• Exercise prompt: Read the records below. Copy each line where the string "this" occurs.

• Record set:
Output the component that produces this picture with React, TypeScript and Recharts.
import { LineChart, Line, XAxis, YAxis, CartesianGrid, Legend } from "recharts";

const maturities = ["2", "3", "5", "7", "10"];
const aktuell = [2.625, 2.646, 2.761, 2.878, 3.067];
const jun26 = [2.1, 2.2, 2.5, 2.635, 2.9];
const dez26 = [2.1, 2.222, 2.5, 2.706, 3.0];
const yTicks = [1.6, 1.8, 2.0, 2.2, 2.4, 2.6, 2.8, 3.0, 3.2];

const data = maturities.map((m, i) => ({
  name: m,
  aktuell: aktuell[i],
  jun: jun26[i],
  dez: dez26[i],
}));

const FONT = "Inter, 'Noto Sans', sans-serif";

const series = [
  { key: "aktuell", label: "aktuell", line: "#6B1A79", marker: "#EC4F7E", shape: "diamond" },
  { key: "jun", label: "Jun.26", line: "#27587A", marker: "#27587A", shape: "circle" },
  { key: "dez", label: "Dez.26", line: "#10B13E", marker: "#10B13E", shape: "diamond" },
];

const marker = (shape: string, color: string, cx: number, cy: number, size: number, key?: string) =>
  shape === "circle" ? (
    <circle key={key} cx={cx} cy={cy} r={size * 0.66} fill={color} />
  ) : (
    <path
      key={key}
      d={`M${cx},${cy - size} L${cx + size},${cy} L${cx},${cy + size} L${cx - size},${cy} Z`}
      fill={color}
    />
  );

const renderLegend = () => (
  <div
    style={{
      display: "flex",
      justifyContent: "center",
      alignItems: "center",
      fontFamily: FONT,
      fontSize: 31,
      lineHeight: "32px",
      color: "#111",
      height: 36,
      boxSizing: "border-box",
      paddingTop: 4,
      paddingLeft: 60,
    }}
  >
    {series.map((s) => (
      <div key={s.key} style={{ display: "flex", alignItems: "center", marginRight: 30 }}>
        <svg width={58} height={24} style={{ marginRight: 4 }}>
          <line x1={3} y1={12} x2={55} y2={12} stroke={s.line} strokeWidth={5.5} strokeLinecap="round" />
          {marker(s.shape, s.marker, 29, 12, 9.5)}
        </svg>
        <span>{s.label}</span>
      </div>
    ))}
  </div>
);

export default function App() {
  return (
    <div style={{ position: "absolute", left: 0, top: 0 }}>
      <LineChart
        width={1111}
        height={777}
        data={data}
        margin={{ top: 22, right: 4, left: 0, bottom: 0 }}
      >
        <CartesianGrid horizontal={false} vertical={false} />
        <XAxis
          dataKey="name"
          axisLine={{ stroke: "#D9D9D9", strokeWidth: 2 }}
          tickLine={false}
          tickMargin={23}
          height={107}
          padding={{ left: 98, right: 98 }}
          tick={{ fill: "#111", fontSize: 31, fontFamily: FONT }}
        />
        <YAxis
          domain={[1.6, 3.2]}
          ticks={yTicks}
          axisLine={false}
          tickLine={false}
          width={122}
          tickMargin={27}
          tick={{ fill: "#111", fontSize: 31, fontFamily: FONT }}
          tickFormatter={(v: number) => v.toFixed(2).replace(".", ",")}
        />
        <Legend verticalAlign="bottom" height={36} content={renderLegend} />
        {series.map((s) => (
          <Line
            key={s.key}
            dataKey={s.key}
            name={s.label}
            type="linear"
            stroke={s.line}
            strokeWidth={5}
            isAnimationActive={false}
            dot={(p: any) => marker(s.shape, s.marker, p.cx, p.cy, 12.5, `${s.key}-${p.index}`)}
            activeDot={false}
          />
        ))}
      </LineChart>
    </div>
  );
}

==

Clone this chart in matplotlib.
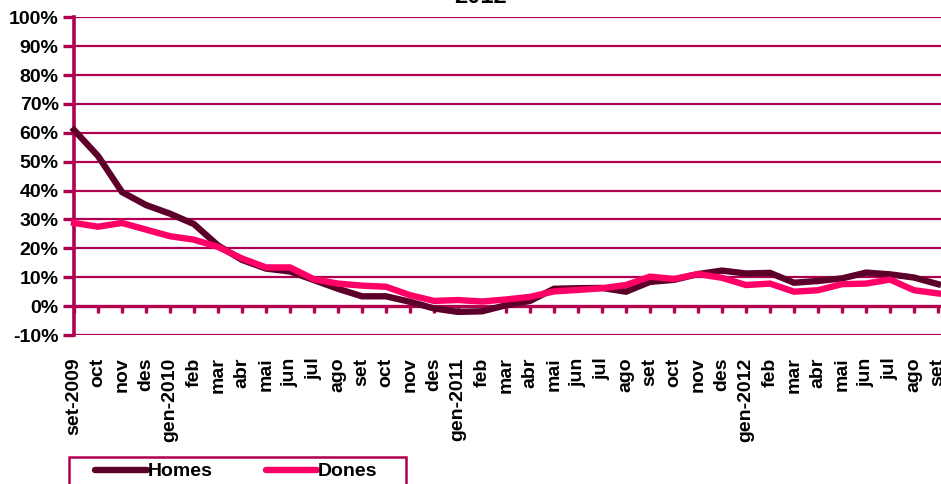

• Task output:
Output the component that produces this picture with React, TypeScript and Recharts.
Clone this chart in matplotlib.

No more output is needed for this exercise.